From seaboard tabloid to cultural treasure

From the wayback machine, the back page of Norway Times from May 31, 1990, that paper’s 100th year of publication.

From the wayback machine, the back page of Norway Times from May 31, 1990, that paper’s 100th year of publication.

As NAW looks forward to its 125th birthday this May, here’s a brief history of the Nordisk Tidende, the paper responsible for 117 of those years

Judith Gabriel Vinje
Los Angeles

Mentioned in nearly every historical account of the Norwegian American immigrant experience, the early Nordisk Tidende—Norway Times—was a colorful, integral part of the tapestry woven by the immigrants, recording milestones in their lives and fostering the growth of the community. It was a re-assuring bridge to the homeland at the peak of immigration, and it lived on, week after week, decade after decade, to connect new generations with their living heritage.

Nordisk Tidende was established in 1891 by Emil Nielsen, a printer from Horten, Norway. It was noted that when Nielsen stepped off the boat in 1887, he was wearing a white hat on his head and a parrot on his shoulder.

A colorful man, he had reportedly left his homeland out of boredoms, and, being an unemployed printer who didn’t think highly of the existing Norwegian-American press, he decided to start his own newspaper. Thus was born Nordisk Tidende, which published its first issue on Jan. 3, 1891.

To win the eye of readers, Nielsen initially filled the pages of his new weekly with rumors, scandals and murder stories. His penchant for sensationalism led to several lawsuits and threats, but it also enhanced circulation.

As historian Odd Lovoll put it, “On occasion, Nielsen turned the newspaper into a scandal sheet.” The love of reading was thereby increased considerably in the Norwegian colony, it was claimed. But higher standards of journalistic professionalism ultimately prevailed, and Nordisk Tidende soon evolved into a respected publication, winning praise as a “well-edited” and “well-established” newspaper providing a vital forum for cultural exchange between two continents.

The early 1890s were not easy years for the immigrants. It was a time of economic depression and psychic crisis, particularly for newcomers who found themselves strangers in a foreign land. Historians point to the church and the press as being the two most important institutions, providing vital information and a sense of community to the immigrants, shoring up their identity, helping them understand their adopted country, and keeping Norway alive in their daily lives. This was all the more important for those who spoke little or no English when they arrived.

In 1900, Greater New York counted about 11,000 Norwegians, a number which rose quickly to 63,000 in 1930. The majority of them—23,000—lived in Brooklyn, the borough directly across the East River from Manhattan. The metropolis quickly became the most urban center of Norwegians outside Norway. With increased immigration in the early 1900s, Nordisk Tidende was well on its way to being “America’s leading Norwegian newspaper.”

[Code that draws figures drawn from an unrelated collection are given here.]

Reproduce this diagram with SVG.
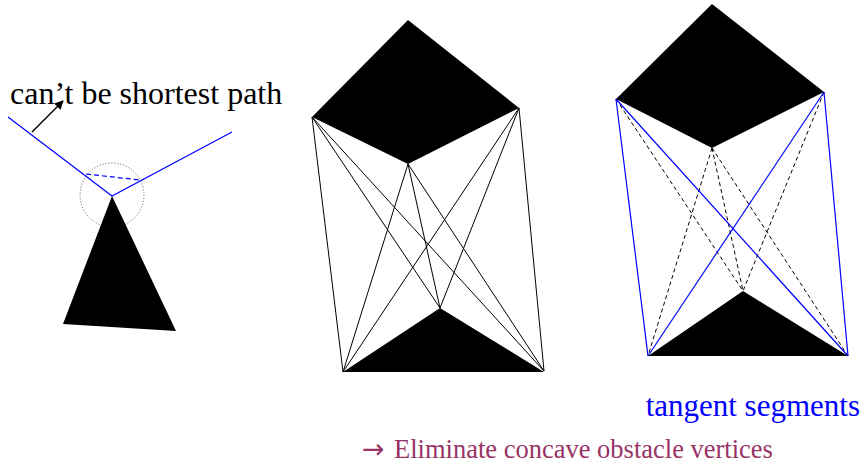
<svg xmlns="http://www.w3.org/2000/svg" width="866" height="467" viewBox="0 0 866 467">
<style>
.obs{fill:#000;stroke:none}
.vis{stroke:#000;stroke-width:1;fill:none}
.tan{stroke:#0000ff;stroke-width:1.2;fill:none}
.dash{stroke:#000;stroke-width:1;stroke-dasharray:4,3;fill:none}
text{font-family:'Liberation Serif','Times New Roman','DejaVu Serif',serif}
</style>
<defs>
<marker id="ah" viewBox="0 0 10 10" refX="9" refY="5" markerWidth="9" markerHeight="9" orient="auto" markerUnits="userSpaceOnUse">
<path d="M0,0 L10,5 L0,10 z" fill="#000"/>
</marker>
</defs>
<rect width="866" height="467" fill="#fff"/>

<!-- Left figure -->
<g id="left-figure">
<circle cx="112" cy="195" r="32" fill="none" stroke="#555" stroke-width="1" stroke-dasharray="1,2"/>
<polyline points="8,117 112,196 232,132" class="tan"/>
<line x1="86" y1="174" x2="140" y2="180" stroke="#0000ff" stroke-width="1.2" stroke-dasharray="5,3"/>
<polygon id="obstacle-left" class="obs" points="112,196 63,324 176,331"/>
<line x1="32" y1="132" x2="63" y2="101" stroke="#000" stroke-width="1.5" marker-end="url(#ah)"/>
<text x="10" y="104" font-family="Liberation Serif" font-size="32" fill="#000">can’t be shortest path</text>
</g>

<!-- Middle figure -->
<g id="middle-figure">
<g id="mid-connectors">
<line class="vis" x1="312" y1="117" x2="343" y2="372"/>
<line class="vis" x1="312" y1="117" x2="544" y2="371"/>
<line class="vis" x1="312" y1="117" x2="440" y2="308"/>
<line class="vis" x1="519" y1="108" x2="544" y2="371"/>
<line class="vis" x1="519" y1="108" x2="343" y2="372"/>
<line class="vis" x1="519" y1="108" x2="440" y2="308"/>
<line class="vis" x1="408" y1="164" x2="343" y2="372"/>
<line class="vis" x1="408" y1="164" x2="544" y2="371"/>
<line class="vis" x1="408" y1="164" x2="440" y2="308"/>
</g>
<polygon id="mid-top" class="obs" points="408,20 519,108 408,164 312,117"/>
<polygon id="mid-bottom" class="obs" points="440,308 544,372 343,372"/>
</g>

<!-- Right figure -->
<g id="right-figure">
<g id="right-connectors">
<line class="dash" x1="616" y1="99" x2="743" y2="291"/>
<line class="dash" x1="824" y1="92" x2="743" y2="291"/>
<line class="dash" x1="712" y1="148" x2="648" y2="356"/>
<line class="dash" x1="712" y1="148" x2="743" y2="291"/>
<line class="dash" x1="712" y1="148" x2="848" y2="356"/>
<line class="tan" x1="616" y1="99" x2="648" y2="356"/>
<line class="tan" x1="616" y1="99" x2="848" y2="356"/>
<line class="tan" x1="824" y1="92" x2="648" y2="356"/>
<line class="tan" x1="824" y1="92" x2="848" y2="356"/>
</g>
<polygon id="right-top" class="obs" points="712,4 824,92 712,148 616,99"/>
<polygon id="right-bottom" class="obs" points="743,291 848,356 648,356"/>
</g>

<text x="860" y="416" font-family="Liberation Serif" font-size="31" fill="#0000ff" text-anchor="end">tangent segments</text>
<text y="458" font-family="Liberation Serif" font-size="26.5" fill="#993366"><tspan x="362" font-family="DejaVu Sans" font-size="27">→</tspan><tspan x="394">Eliminate concave obstacle vertices</tspan></text>
</svg>
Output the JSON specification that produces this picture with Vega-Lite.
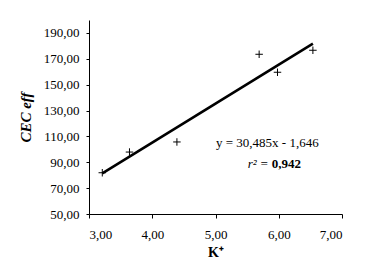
{
  "$schema": "https://vega.github.io/schema/vega-lite/v6.json",
  "autosize": "none",
  "width": 253,
  "height": 194,
  "padding": {"left": 89, "top": 20, "right": 30, "bottom": 61},
  "background": "white",
  "config": {
    "view": {"stroke": null},
    "font": "Liberation Serif",
    "axis": {"labelFont": "Liberation Serif", "titleFont": "Liberation Serif", "labelFontSize": 13, "labelColor": "black", "domainColor": "black", "tickColor": "black", "grid": false, "titleColor": "black", "labelOverlap": false}
  },
  "encoding": {
    "x": {"type": "quantitative", "scale": {"domain": [3, 7], "nice": false, "zero": false},
      "axis": {"values": [3, 4, 5, 6, 7], "labelOverlap": false, "labelExpr": "replace(format(datum.value, '.2f'), '.', ',')", "tickSize": 4, "labelPadding": 10, "title": "K⁺", "titleFontWeight": "bold", "titleFontSize": 14, "titlePadding": 4}},
    "y": {"type": "quantitative", "scale": {"domain": [50, 200], "nice": false, "zero": false},
      "axis": {"values": [50, 70, 90, 110, 130, 150, 170, 190], "labelOverlap": false, "labelExpr": "replace(format(datum.value, '.2f'), '.', ',')", "tickSize": 3, "labelPadding": 7, "title": "CEC  eff", "titleFontStyle": "italic", "titleFontWeight": "bold", "titleFontSize": 15, "titlePadding": 10}}
  },
  "layer": [
    {
      "data": {"name": "pts", "values": [
        {"K": 3.21, "CEC": 81.9},
        {"K": 3.64, "CEC": 97.9},
        {"K": 4.39, "CEC": 105.7},
        {"K": 5.69, "CEC": 173.5},
        {"K": 5.98, "CEC": 159.6},
        {"K": 6.54, "CEC": 176.6}
      ]},
      "layer": [
        {
          "mark": {"type": "line", "color": "black", "strokeWidth": 2.6},
          "transform": [{"regression": "CEC", "on": "K"}],
          "encoding": {"x": {"field": "K", "type": "quantitative"}, "y": {"field": "CEC", "type": "quantitative"}}
        },
        {
          "mark": {"type": "point", "shape": "M-1,0H1M0,-1V1", "size": 56, "filled": false, "stroke": "black", "strokeWidth": 1, "opacity": 1},
          "encoding": {"x": {"field": "K", "type": "quantitative"}, "y": {"field": "CEC", "type": "quantitative"}}
        }
      ]
    },
    {
      "data": {"values": [{"label": "eq"}]},
      "layer": [
        {
          "mark": {"type": "text", "text": "y = 30,485x - 1,646", "fontSize": 13, "font": "Liberation Serif", "fontWeight": "normal", "align": "center", "baseline": "middle", "color": "black"},
          "encoding": {"x": {"datum": 5.82}, "y": {"datum": 104.9}}
        },
        {
          "mark": {"type": "text", "text": "r² =", "fontSize": 13, "font": "Liberation Serif", "fontStyle": "italic", "align": "right", "baseline": "middle", "color": "black"},
          "encoding": {"x": {"datum": 5.84}, "y": {"datum": 88.7}}
        },
        {
          "mark": {"type": "text", "text": "0,942", "fontSize": 13, "font": "Liberation Serif", "fontWeight": "bold", "align": "left", "baseline": "middle", "dx": 3, "color": "black"},
          "encoding": {"x": {"datum": 5.84}, "y": {"datum": 88.7}}
        }
      ]
    }
  ]
}
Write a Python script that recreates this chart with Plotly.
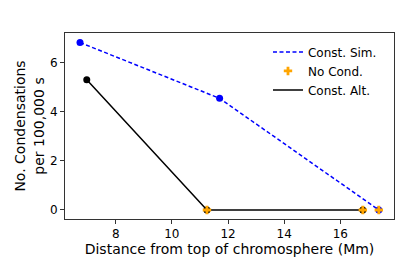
import plotly.graph_objects as go

sim_x = [6.73, 11.70, 17.37]
sim_y = [6.81, 4.54, 0.0]
alt_x = [6.97, 11.25, 16.80]
alt_y = [5.30, 0.0, 0.0]
nocond_x = [11.25, 16.80, 17.37]
nocond_y = [0.0, 0.0, 0.0]

xticks = [8, 10, 12, 14, 16]
yticks = [0, 2, 4, 6]

fig = go.Figure()
fig.add_trace(go.Scatter(x=sim_x, y=sim_y, mode="lines", name="Const. Sim.",
                         line=dict(color="#0000FF", width=1.5, dash="4px,2.5px"), legendrank=1))
fig.add_trace(go.Scatter(x=sim_x, y=sim_y, mode="markers", showlegend=False,
                         marker=dict(color="#0000FF", size=7)))
fig.add_trace(go.Scatter(x=alt_x, y=alt_y, mode="lines", name="Const. Alt.",
                         line=dict(color="black", width=1.5), legendrank=3))
fig.add_trace(go.Scatter(x=alt_x, y=alt_y, mode="markers", showlegend=False,
                         marker=dict(color="black", size=7)))
fig.add_trace(go.Scatter(x=nocond_x, y=nocond_y, mode="markers", name="No Cond.",
                         marker=dict(color="#FFA500", size=7, symbol="cross"), legendrank=2))

fig.update_layout(
    width=409, height=273,
    margin=dict(l=65, r=15, t=33, b=54),
    paper_bgcolor="white", plot_bgcolor="white",
    font=dict(family="DejaVu Sans", size=12, color="black"),
    legend=dict(x=0.617, y=0.976, xanchor="left", yanchor="top",
                font=dict(size=12), bgcolor="rgba(255,255,255,0.8)",
                tracegroupgap=0),
    xaxis=dict(range=[6.195, 17.91], tickvals=xticks, showgrid=False, zeroline=False,
               showline=True, linecolor="#333", linewidth=1, mirror=True,
               ticks="outside", ticklen=4, tickcolor="#333", automargin=False,
               title=dict(text="Distance from top of chromosphere (Mm)", standoff=2)),
    yaxis=dict(range=[-0.367, 7.197], tickvals=yticks, showgrid=False, zeroline=False,
               showline=True, linecolor="#333", linewidth=1, mirror=True,
               ticks="outside", ticklen=4, tickcolor="#333", automargin=False,
               title=dict(text="No. Condensations<br>per 100,000 s", standoff=2)),
)
fig.write_html("out.html", config={"displayModeBar": False},
               post_script="document.body.style.margin='0';document.body.style.overflow='hidden';")
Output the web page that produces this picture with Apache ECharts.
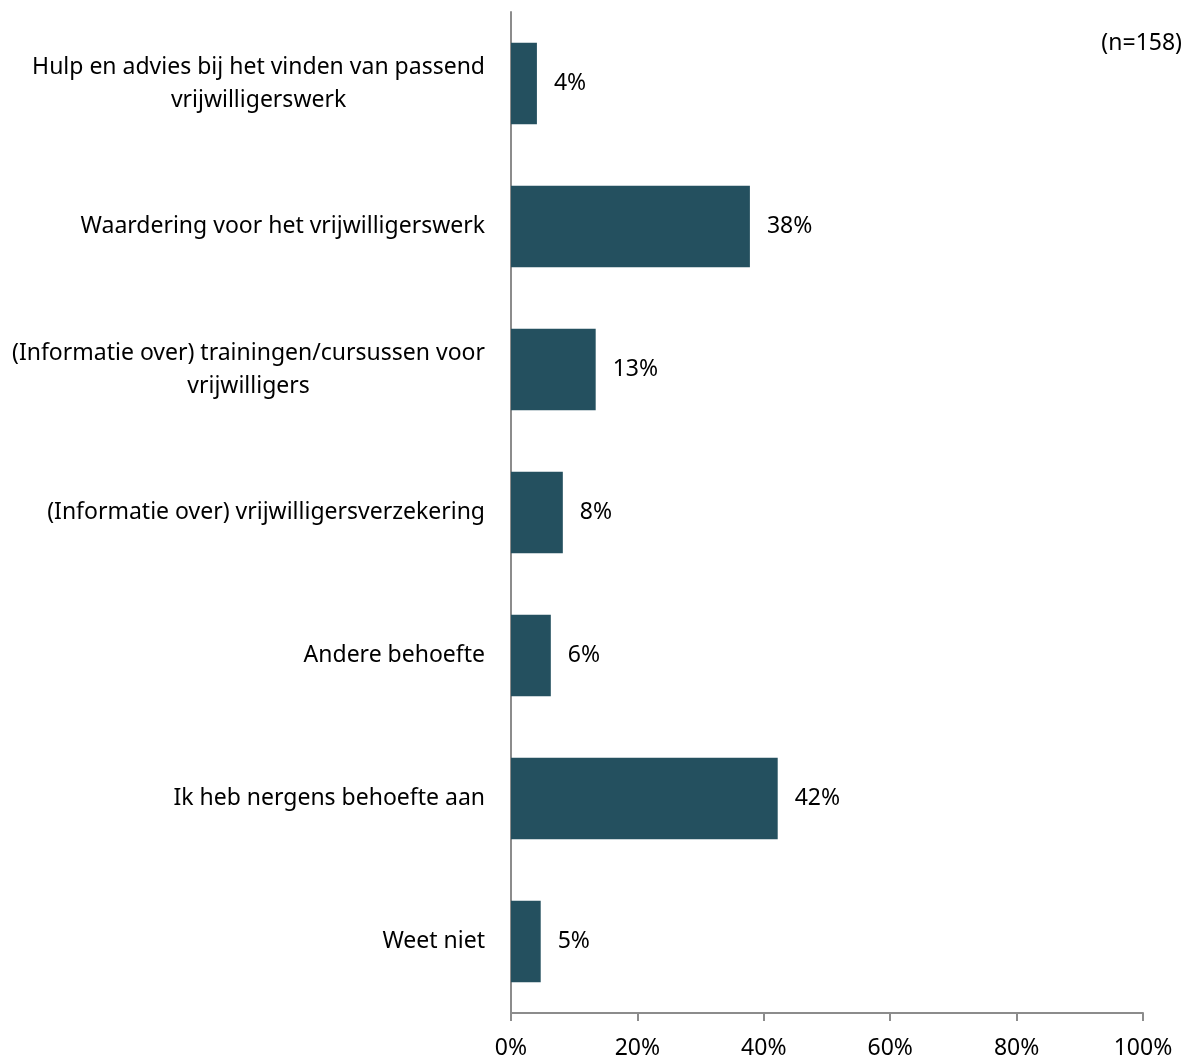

From its offices and printing plant in a Brooklyn storefront, it quickly became a vital part of the community. When Norway won its independence in 1905, the celebrations in Little Norway and the banner headlines in Nordisk Tidende proclaimed with joy the dawn of a new day.

Probably the most influential editor of Nordisk Tidende over the years was Carl Søyland, who came to America in 1920 to study music, but who said he found the life of a “tramp-journalist” more interesting. After traveling the world and writing for several newspapers, he joined the staff of Nordisk Tidende in 1926, and served as editor-in-chief from 1940 to 1962.

In 1917, as World War I hysteria cast a chilling effect on even the most everyday expressions of ethnic separation in America, a presidential order required editors of non-English periodicals to file an English translation of all political stories and editorials with their local postman. Nordisk Tidende complied, demonstrating the unswerving loyalty to the United States of the entire community, as well as determination to preserve and maintain the language and culture of its readers.

Nordisk Tidende was the largest Norwegian-language newspaper outside Norway, and the most influential. It was to play a key role during the war. When the Germany army invaded Norway in April 1940, the paper became a key source of information about the Norwegian war effort. Because the Norwegian press was strictly censored, the newspaper also became a vital link, not only on paper but also over the radio for getting news to Norway.

As Norway’s free press was tied down by the Nazi occupying forces, Nordisk Tidende became the semi-official mouthpiece of the Norwegian resistance and the exiled government. The paper relayed messages and printed letters from Norway that had been smuggled out by the merchant fleet.

The Nordisk Tidende offices served as a virtual Norwegian embassy, with members of the community arriving at its door almost immediately after learning of the invasion, laden with gifts of money and goods to help embattled Norway.

By 1914, almost 600 periodicals in the Norwegian language had been started, most having a short life, with many mergers and absorptions.

In 1946, only 40 were still in circulation, and by the 1980s, only three Norwegian-language papers were being published—including Nordisk Tidende—with much of the material now in English. Norway Times was the only publication still publishing under the name on its original masthead until it merged with Western Viking and emerged anew as The Norwegian American Weekly in 2007.